** Task statement **
From the first line of the data through the line containing "import pandas as pd", return each line exactly.

** Data to use **
+++
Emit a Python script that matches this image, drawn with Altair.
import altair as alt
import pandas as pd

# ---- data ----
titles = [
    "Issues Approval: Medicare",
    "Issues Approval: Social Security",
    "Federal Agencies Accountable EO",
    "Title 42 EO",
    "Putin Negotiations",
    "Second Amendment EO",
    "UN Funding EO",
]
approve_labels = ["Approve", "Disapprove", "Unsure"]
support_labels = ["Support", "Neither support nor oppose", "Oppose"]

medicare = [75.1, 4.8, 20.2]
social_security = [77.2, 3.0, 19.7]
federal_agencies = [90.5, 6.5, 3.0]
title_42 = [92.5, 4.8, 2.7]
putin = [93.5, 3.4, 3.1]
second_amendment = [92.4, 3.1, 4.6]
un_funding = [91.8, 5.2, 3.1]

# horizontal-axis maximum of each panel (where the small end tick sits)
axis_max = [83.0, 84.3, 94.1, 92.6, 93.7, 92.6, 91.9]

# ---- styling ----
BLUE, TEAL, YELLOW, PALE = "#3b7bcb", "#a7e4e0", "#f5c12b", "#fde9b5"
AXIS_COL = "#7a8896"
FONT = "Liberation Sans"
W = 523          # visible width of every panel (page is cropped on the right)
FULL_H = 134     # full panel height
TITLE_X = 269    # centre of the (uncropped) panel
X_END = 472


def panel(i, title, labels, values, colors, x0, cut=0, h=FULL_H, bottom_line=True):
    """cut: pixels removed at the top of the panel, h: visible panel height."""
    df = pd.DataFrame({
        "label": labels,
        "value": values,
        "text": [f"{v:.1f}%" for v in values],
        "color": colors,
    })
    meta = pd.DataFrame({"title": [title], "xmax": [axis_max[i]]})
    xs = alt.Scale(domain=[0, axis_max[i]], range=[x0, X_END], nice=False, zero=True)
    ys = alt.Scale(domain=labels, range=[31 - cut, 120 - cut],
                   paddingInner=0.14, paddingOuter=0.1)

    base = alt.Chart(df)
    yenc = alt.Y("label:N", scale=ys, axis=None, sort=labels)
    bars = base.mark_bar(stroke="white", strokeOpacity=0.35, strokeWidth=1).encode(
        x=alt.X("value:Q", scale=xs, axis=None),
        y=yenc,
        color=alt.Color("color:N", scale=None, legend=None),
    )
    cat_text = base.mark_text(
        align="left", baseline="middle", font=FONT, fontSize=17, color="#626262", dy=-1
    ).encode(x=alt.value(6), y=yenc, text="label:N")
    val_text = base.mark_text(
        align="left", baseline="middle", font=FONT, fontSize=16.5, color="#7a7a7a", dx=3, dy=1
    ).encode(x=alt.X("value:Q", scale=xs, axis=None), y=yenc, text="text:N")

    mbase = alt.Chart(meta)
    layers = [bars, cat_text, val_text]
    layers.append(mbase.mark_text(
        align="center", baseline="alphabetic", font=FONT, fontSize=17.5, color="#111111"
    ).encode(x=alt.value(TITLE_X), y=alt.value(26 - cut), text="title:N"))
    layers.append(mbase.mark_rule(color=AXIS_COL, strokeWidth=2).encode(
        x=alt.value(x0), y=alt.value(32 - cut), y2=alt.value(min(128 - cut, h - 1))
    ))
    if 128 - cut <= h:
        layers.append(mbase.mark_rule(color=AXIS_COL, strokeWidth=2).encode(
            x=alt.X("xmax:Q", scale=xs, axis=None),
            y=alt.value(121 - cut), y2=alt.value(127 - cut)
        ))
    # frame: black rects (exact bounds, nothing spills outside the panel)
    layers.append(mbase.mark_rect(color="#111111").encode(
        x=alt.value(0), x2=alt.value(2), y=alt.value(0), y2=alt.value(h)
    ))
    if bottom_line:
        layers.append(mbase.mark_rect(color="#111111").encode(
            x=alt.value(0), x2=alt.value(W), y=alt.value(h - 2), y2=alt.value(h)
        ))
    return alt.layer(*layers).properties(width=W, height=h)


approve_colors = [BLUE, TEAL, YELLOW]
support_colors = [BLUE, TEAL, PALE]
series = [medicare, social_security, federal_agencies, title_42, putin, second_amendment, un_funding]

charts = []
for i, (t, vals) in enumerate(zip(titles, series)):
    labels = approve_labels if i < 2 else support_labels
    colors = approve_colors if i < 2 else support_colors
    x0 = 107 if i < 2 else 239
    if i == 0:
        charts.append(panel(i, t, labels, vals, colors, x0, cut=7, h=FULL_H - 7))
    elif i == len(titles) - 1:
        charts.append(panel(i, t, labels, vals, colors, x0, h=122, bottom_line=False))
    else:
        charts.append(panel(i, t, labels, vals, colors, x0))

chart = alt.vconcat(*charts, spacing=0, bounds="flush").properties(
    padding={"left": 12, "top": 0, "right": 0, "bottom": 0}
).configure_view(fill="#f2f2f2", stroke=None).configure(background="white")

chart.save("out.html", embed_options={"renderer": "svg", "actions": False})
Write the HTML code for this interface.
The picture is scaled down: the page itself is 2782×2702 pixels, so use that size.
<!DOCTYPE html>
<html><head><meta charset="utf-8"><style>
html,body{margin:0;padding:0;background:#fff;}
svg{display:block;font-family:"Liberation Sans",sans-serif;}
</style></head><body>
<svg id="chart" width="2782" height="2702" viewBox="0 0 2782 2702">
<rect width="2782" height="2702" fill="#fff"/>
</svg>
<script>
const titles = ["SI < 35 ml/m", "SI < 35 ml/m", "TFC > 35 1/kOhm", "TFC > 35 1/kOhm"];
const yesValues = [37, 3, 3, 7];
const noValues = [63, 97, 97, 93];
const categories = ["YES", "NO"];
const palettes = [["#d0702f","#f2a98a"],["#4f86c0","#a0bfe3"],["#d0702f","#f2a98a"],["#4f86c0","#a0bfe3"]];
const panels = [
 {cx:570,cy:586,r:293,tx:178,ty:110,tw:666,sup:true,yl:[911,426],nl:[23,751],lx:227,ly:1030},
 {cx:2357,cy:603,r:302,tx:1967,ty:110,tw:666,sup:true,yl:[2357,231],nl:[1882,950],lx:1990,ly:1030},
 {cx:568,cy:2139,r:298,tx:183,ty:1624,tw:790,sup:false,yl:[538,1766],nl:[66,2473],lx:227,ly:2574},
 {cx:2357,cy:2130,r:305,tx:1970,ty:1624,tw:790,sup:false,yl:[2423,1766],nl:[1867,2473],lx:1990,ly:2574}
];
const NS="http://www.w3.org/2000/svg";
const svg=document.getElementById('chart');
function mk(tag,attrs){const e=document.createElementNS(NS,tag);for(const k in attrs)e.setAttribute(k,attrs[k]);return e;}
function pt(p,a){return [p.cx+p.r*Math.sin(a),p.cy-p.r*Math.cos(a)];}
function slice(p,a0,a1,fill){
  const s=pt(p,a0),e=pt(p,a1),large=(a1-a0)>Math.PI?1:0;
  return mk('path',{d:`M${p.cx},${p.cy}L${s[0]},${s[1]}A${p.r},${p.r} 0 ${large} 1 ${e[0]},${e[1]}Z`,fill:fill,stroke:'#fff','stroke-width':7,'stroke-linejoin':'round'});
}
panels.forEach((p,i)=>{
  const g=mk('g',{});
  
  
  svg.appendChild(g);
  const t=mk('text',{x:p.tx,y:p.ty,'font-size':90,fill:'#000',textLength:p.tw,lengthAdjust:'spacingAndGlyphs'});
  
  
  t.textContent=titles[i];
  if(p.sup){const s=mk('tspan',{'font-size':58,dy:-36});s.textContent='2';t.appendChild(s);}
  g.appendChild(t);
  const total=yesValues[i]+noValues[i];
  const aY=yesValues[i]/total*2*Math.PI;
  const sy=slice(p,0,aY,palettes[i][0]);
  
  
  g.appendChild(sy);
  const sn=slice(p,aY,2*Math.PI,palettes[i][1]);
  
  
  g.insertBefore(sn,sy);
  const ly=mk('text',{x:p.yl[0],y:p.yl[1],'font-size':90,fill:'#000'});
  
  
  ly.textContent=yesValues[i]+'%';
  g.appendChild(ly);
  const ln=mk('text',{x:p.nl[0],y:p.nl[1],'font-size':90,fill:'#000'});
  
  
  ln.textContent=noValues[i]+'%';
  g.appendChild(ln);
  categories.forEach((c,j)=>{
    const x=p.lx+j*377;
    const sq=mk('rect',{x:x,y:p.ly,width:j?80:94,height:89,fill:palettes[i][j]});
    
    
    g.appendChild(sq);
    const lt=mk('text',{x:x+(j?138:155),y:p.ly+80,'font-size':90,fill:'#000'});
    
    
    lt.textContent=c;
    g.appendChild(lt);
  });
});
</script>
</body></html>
+++
** Solution **
Emit a Python script that matches this image, drawn with Altair.
import altair as alt
import pandas as pd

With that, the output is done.